## Aim
Read the listing and extract each line that includes the word "this".

## Dataset entries
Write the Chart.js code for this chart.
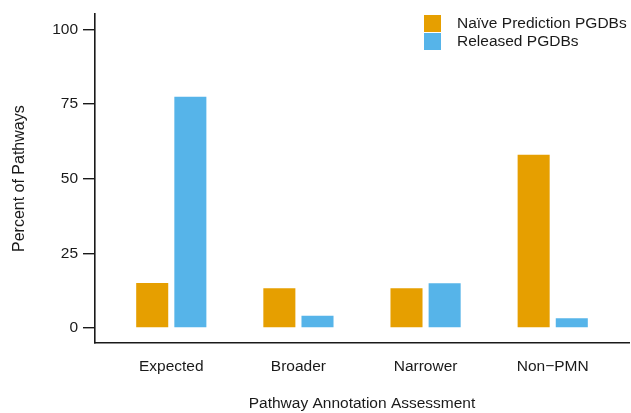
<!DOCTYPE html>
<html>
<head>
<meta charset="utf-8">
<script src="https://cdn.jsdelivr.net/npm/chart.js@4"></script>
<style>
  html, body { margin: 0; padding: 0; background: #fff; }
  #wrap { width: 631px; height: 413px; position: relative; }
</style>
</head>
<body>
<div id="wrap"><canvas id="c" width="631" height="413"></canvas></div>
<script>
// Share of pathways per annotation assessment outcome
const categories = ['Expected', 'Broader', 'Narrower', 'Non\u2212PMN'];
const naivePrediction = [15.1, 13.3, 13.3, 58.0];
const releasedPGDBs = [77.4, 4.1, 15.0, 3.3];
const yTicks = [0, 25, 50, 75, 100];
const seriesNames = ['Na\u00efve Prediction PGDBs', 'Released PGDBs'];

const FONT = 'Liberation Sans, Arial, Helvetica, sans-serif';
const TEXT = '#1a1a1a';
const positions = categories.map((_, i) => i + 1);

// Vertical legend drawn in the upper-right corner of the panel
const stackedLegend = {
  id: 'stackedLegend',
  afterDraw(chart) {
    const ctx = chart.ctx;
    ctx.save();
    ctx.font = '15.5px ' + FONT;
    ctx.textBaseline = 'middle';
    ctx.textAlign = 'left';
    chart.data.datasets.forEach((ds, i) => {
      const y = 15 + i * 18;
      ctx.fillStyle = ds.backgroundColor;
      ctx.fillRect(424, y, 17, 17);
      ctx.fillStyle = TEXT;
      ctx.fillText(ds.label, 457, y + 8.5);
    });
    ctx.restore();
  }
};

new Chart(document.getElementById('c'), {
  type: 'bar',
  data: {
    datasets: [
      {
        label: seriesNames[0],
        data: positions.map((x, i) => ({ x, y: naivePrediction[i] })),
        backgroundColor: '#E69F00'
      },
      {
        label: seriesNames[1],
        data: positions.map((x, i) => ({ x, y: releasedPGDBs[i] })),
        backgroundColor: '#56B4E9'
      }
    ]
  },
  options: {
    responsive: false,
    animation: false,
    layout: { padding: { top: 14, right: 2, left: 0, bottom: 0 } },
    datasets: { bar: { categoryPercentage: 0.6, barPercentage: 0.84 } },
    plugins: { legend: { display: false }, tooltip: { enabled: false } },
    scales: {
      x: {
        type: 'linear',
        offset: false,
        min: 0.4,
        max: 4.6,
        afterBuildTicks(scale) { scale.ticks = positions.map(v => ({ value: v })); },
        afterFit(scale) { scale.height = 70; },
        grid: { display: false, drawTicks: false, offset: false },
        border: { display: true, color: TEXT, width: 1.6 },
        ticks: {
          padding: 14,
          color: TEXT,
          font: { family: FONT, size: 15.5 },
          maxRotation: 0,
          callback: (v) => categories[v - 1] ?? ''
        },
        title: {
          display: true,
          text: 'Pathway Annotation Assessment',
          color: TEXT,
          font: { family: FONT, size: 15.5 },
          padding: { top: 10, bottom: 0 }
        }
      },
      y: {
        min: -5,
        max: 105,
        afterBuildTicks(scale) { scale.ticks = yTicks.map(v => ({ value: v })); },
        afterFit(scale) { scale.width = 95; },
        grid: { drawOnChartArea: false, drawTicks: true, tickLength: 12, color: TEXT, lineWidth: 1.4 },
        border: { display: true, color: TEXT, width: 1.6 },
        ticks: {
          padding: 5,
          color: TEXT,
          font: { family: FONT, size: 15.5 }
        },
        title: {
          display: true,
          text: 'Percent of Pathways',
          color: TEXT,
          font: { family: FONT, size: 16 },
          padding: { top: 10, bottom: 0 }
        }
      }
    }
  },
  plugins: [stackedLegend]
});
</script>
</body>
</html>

---

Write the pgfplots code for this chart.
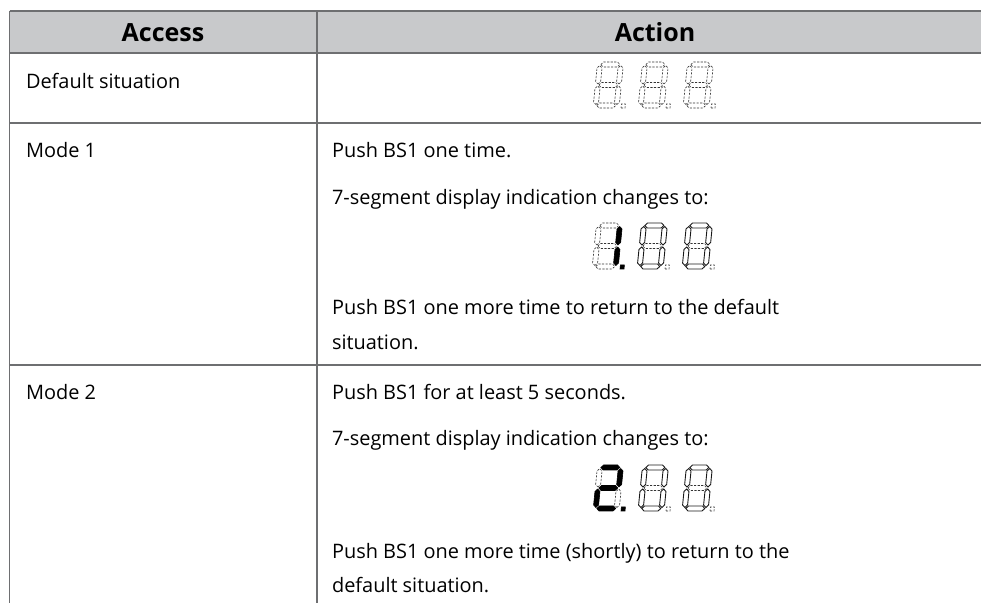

## Answer to the problem
Write the Chart.js code for this chart.
Write the pgfplots code for this chart.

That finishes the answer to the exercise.